There has been a small number of white people and an equally small number of coloured people who felt, after my Atlanta speech, that I ought to branch out and discuss political questions, putting emphasis upon the importance of political activity and success for the members of my race. Others, who thought it quite natural that, while I was in the South, I should not say anything that would be offensive, expected that I would cut loose in the North and denounce the Southern people in a way to keep alive and intensify the sectional differences which had sprung up as a result of slavery and the Civil War. Still others thought that there was something lacking in my style of defending the Negro. I went too much into the facts and did not say enough about the Rights of Man and the Declaration of Independence.

When these people found that I did not change my policy as a result of my Atlanta speech, but stuck to my old line of argument, urging the importance of education of the hand, the head, and the heart, they were thoroughly disappointed. So far as my addresses made it appear that the race troubles in the South could be solved by education rather than by political measures, they felt that I was putting the emphasis in the wrong place.

I confess that all these criticisms and suggestions were not without effect upon my mind. But, after thinking the matter all over, I decided that, pleasant as it might be to follow the programme that was laid out for me, I should be compelled to stick to my original job and work out my salvation along the lines that I had originally laid down for myself.

My determination to stand by the programme which I had worked out during the years that I had been at Tuskegee and which I had expressed in my Atlanta speech, soon brought me into conflict with a small group of coloured people who sometimes styled themselves “The Intellectuals,” at other times “The Talented Tenth.” As most of these men were graduates of Northern colleges and made their homes for the most part in the North, it was natural enough, I suppose, that they should feel that leadership in all race matters should remain, as heretofore, in the North. At any rate, they were opposed to any change from the policy of uncompromising and relentless antagonism to the South so long as there seemed to them to be anything in Southern conditions wrong or unjust to the Negro.

My life in the South and years of study and effort in connection with actual and concrete problems of Southern life had given me a different notion, and I believed that I had gained some knowledge and some insight which they were not able to obtain in the same degree at a distance and from the study of books.

The first thing to which they objected was my plan for the industrial education of the Negro. It seemed to them that in teaching coloured people to work with the hands I was making too great a concession to public opinion in the South. Some of them thought, probably, that I did not really believe in industrial education myself; but in any case they were opposed to any “concession,” no matter whether industrial education was good or bad.

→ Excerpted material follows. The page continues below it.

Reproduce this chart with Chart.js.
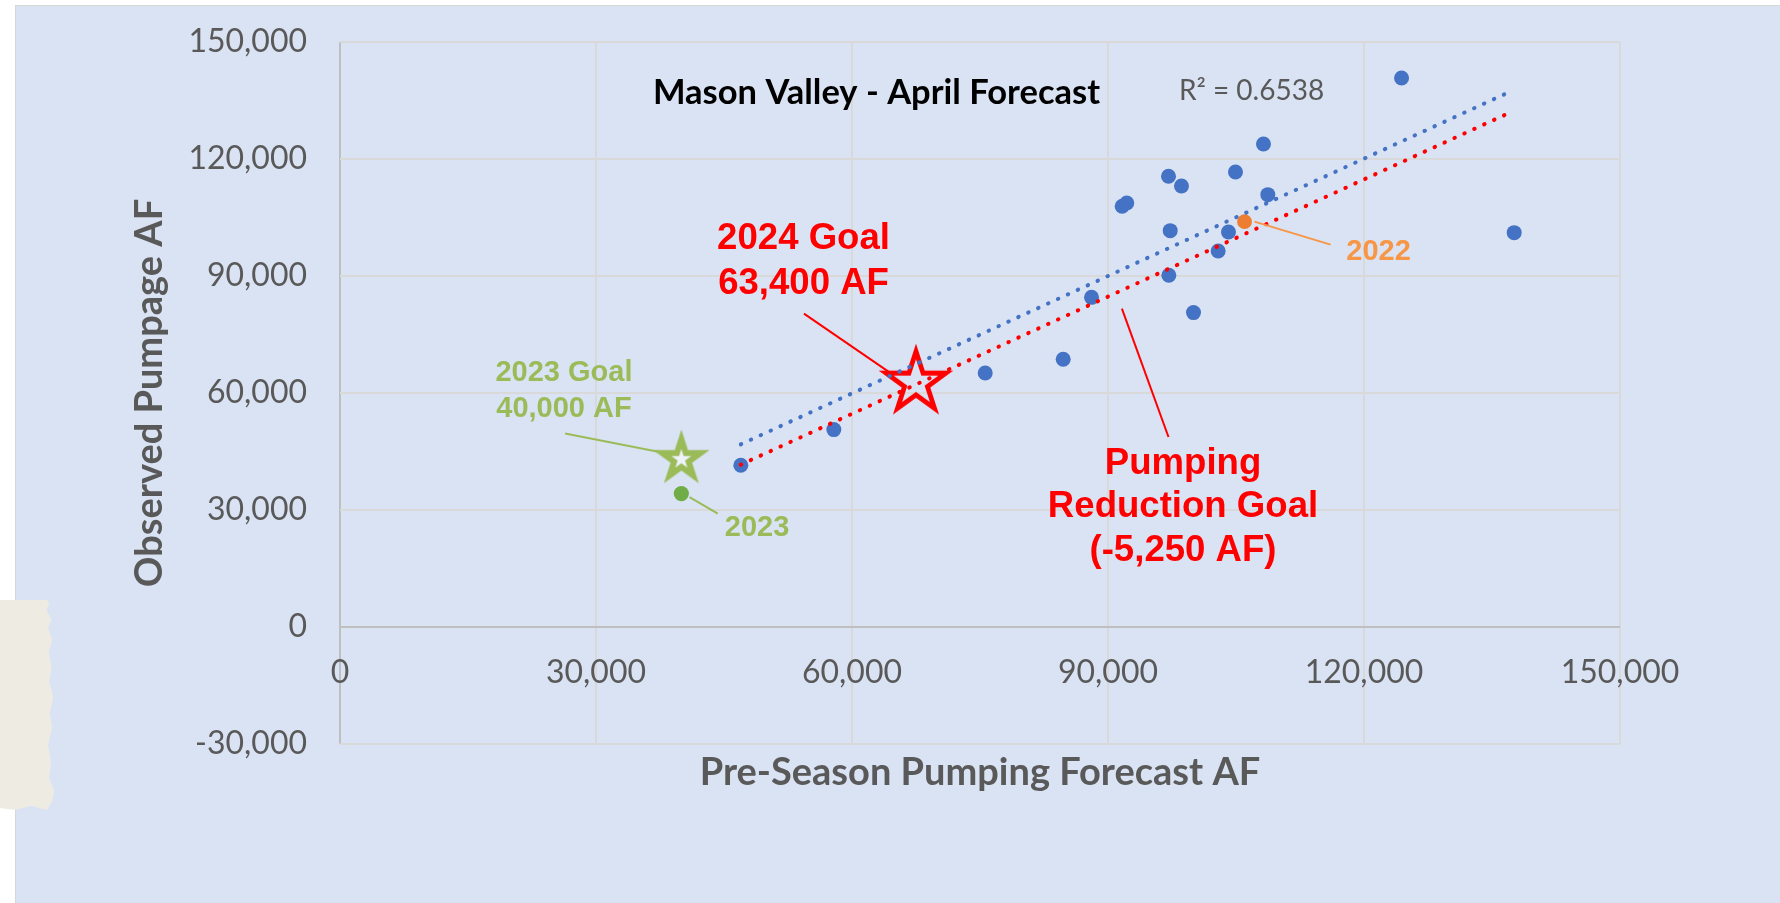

According to their way of looking at the matter, the Southern white man was the natural enemy of the Negro, and any attempt, no matter for what purpose, to gain his sympathy or support must be regarded as a kind of treason to the race.

All these matters furnished fruitful subjects for controversy, in all of which the college graduates that I have referred to were naturally the leaders. The first thing that such a young man was tempted to do after leaving college was, it seems, to start out on a lecturing tour, travelling about from one town to another for the purpose of discussing what are known as “race” subjects.

I remember one young man in particular who graduated from Yale University and afterward took a postgraduate course at Harvard, and who began his career by delivering a series of lectures on “The Mistakes of Booker T. Washington.” It was not long, however, before he found that he could not live continuously on my mistakes. Then he discovered that in all his long schooling he had not fitted himself to perform any kind of useful and productive labour. After he had failed in several other directions he appealed to me, and I tried to find something for him to do. It is pretty hard, however, to help a young man who has started wrong. Once he gets the idea that—because he has crammed his head full with mere book knowledge—the world owes him a living, it is hard for him to change. The last I heard of the young man in question, he was trying to eke out a miserable existence as a book agent while he was looking about for a position somewhere with the Government as a janitor or for some other equally humble occupation.

When I meet cases, as I frequently do, of such unfortunate and misguided young men as I have described, I cannot but feel the most profound sympathy for them, because I know that they are not wholly to blame for their condition. I know that, in nine cases out of ten, they have gained the idea at some point in their career that, because they are Negroes, they are entitled to the special sympathy of the world, and they have thus got into the habit of relying on this sympathy rather than on their own efforts to make their way.